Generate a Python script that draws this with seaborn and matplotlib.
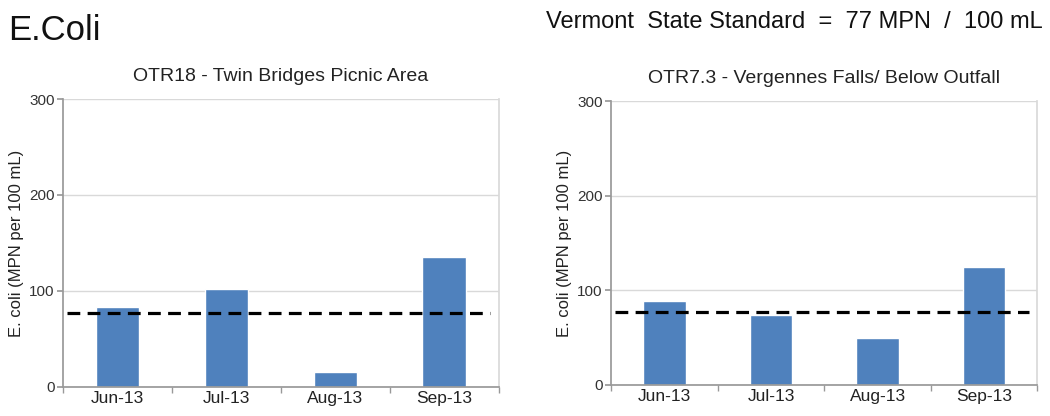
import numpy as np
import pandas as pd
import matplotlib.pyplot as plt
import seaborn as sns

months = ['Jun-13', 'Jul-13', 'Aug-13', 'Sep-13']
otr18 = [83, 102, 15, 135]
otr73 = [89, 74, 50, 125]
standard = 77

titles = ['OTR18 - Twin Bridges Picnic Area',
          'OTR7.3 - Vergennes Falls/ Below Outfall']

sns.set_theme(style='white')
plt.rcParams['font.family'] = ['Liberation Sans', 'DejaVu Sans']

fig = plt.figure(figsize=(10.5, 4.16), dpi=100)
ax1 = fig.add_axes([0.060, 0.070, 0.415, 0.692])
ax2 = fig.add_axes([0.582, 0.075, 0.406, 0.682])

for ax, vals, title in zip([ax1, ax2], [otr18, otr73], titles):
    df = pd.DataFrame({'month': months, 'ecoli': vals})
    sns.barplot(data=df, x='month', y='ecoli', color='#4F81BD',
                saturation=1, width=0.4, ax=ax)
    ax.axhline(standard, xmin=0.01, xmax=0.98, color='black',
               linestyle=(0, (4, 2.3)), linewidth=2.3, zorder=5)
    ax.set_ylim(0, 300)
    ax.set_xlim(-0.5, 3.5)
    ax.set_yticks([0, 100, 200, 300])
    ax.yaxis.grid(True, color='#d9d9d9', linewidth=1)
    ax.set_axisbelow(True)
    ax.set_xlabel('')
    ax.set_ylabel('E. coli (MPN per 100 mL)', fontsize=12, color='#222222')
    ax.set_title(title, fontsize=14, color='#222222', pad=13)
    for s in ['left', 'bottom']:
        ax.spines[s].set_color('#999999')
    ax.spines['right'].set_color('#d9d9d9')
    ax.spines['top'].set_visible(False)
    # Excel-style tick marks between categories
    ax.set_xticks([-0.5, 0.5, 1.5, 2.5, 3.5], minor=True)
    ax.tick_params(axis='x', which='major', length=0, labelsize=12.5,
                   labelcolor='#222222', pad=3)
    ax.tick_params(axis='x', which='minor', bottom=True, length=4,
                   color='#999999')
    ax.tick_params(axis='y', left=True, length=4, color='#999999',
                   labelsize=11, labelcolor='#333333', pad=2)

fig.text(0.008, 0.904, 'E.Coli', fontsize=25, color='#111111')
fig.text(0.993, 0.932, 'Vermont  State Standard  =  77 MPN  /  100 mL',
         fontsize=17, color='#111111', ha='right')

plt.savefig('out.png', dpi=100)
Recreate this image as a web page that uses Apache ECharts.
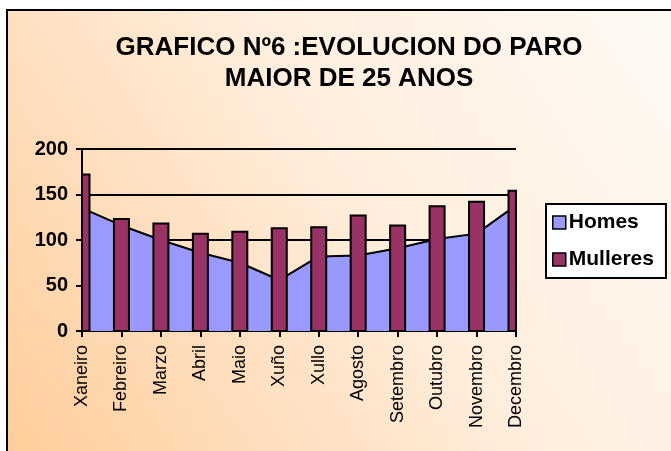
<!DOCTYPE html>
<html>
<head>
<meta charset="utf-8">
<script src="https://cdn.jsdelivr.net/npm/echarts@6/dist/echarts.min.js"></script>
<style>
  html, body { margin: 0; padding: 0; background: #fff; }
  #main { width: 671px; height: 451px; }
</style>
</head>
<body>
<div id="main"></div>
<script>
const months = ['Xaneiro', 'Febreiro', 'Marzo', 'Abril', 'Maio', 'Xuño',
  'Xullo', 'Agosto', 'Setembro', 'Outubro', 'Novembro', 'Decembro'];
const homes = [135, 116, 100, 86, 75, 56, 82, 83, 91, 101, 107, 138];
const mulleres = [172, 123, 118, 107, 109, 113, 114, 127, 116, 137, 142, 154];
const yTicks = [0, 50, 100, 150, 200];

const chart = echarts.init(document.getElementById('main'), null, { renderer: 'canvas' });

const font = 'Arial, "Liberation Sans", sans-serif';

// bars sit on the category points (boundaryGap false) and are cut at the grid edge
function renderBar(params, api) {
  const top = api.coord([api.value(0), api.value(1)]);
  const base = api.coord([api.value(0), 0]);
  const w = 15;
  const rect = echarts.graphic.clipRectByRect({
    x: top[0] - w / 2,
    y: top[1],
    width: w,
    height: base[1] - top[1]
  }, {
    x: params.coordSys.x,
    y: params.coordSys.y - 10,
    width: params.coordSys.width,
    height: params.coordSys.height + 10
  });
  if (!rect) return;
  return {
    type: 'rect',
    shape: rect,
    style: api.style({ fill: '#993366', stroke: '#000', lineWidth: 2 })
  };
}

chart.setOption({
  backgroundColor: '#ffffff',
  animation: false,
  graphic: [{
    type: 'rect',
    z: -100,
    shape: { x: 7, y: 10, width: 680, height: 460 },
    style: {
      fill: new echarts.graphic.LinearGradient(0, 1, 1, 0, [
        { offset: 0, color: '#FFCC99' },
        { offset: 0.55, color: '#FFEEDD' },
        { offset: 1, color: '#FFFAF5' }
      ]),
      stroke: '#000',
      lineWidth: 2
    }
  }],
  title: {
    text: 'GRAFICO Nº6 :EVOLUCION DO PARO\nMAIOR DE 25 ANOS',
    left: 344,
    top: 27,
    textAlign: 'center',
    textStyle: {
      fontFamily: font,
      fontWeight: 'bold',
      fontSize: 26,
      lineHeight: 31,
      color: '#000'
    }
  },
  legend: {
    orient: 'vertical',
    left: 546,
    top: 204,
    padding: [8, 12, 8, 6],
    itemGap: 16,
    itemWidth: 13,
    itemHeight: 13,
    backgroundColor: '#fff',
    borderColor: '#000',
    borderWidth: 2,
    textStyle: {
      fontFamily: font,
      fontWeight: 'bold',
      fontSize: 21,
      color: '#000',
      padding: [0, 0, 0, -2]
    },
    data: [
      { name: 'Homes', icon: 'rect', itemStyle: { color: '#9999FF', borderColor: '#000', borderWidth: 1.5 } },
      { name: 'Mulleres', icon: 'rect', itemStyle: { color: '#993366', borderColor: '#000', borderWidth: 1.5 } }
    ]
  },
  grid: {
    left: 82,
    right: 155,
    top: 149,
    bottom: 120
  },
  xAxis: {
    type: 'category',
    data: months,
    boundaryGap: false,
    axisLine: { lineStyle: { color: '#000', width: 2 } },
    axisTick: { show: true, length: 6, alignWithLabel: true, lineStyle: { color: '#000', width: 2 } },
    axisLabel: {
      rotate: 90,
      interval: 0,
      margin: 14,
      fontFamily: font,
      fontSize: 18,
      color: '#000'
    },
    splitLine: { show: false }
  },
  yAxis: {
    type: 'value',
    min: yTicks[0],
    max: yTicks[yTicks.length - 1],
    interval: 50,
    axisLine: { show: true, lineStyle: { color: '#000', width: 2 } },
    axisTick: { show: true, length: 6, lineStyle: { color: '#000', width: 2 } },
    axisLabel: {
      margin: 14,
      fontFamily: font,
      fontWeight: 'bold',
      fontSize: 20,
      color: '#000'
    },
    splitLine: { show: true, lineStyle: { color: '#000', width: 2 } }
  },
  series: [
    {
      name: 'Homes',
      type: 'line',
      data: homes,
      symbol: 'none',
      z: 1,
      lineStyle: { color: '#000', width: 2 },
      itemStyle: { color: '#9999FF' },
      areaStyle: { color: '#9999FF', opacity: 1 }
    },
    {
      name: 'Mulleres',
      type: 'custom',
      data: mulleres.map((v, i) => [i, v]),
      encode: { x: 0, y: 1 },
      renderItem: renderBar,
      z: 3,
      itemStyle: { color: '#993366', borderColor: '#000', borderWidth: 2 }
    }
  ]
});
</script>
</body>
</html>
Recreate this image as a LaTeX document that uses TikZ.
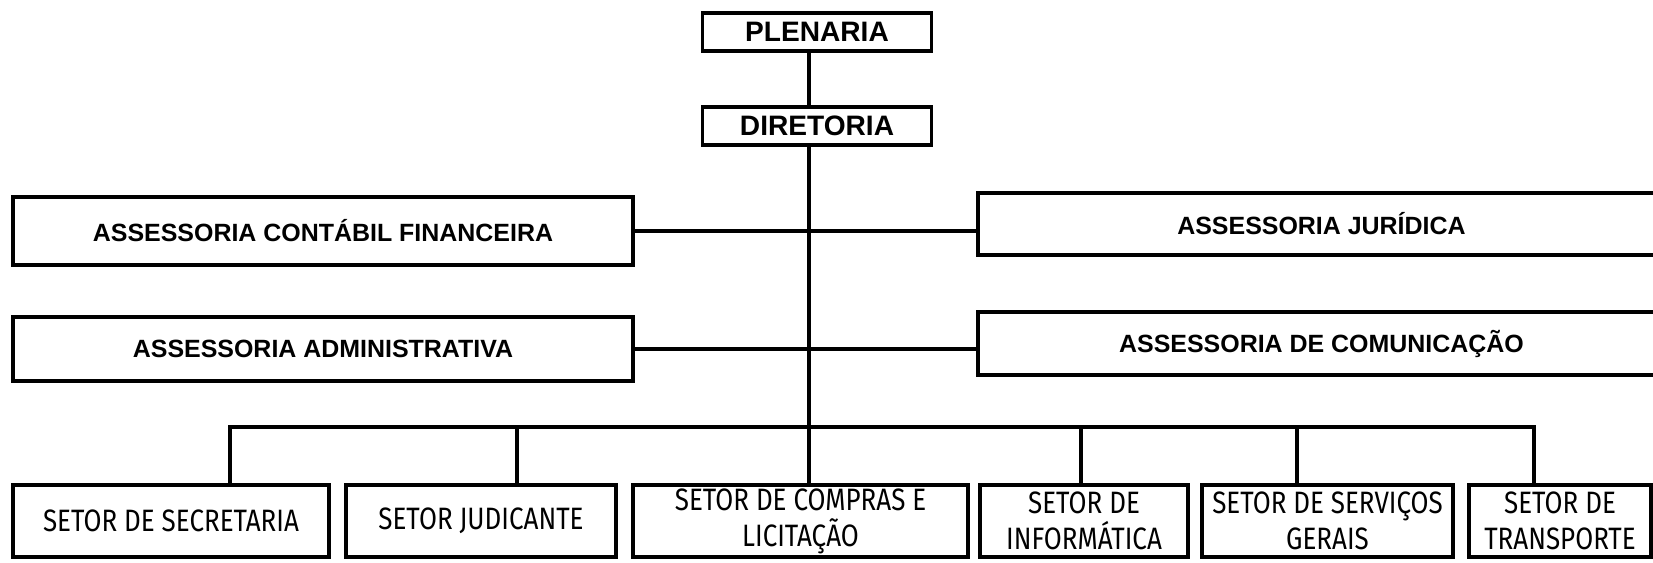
┄┄┄┄┄┄
Exercise goal =
Return nothing but the lines running from the start of the data to the line with "ax2 = fig.add_axes([0.582, 0.075, 0.406, 0.682])", please, both ends included and no pictures.

Reply =
Generate a Python script that draws this with seaborn and matplotlib.
import numpy as np
import pandas as pd
import matplotlib.pyplot as plt
import seaborn as sns

months = ['Jun-13', 'Jul-13', 'Aug-13', 'Sep-13']
otr18 = [83, 102, 15, 135]
otr73 = [89, 74, 50, 125]
standard = 77

titles = ['OTR18 - Twin Bridges Picnic Area',
          'OTR7.3 - Vergennes Falls/ Below Outfall']

sns.set_theme(style='white')
plt.rcParams['font.family'] = ['Liberation Sans', 'DejaVu Sans']

fig = plt.figure(figsize=(10.5, 4.16), dpi=100)
ax1 = fig.add_axes([0.060, 0.070, 0.415, 0.692])
ax2 = fig.add_axes([0.582, 0.075, 0.406, 0.682])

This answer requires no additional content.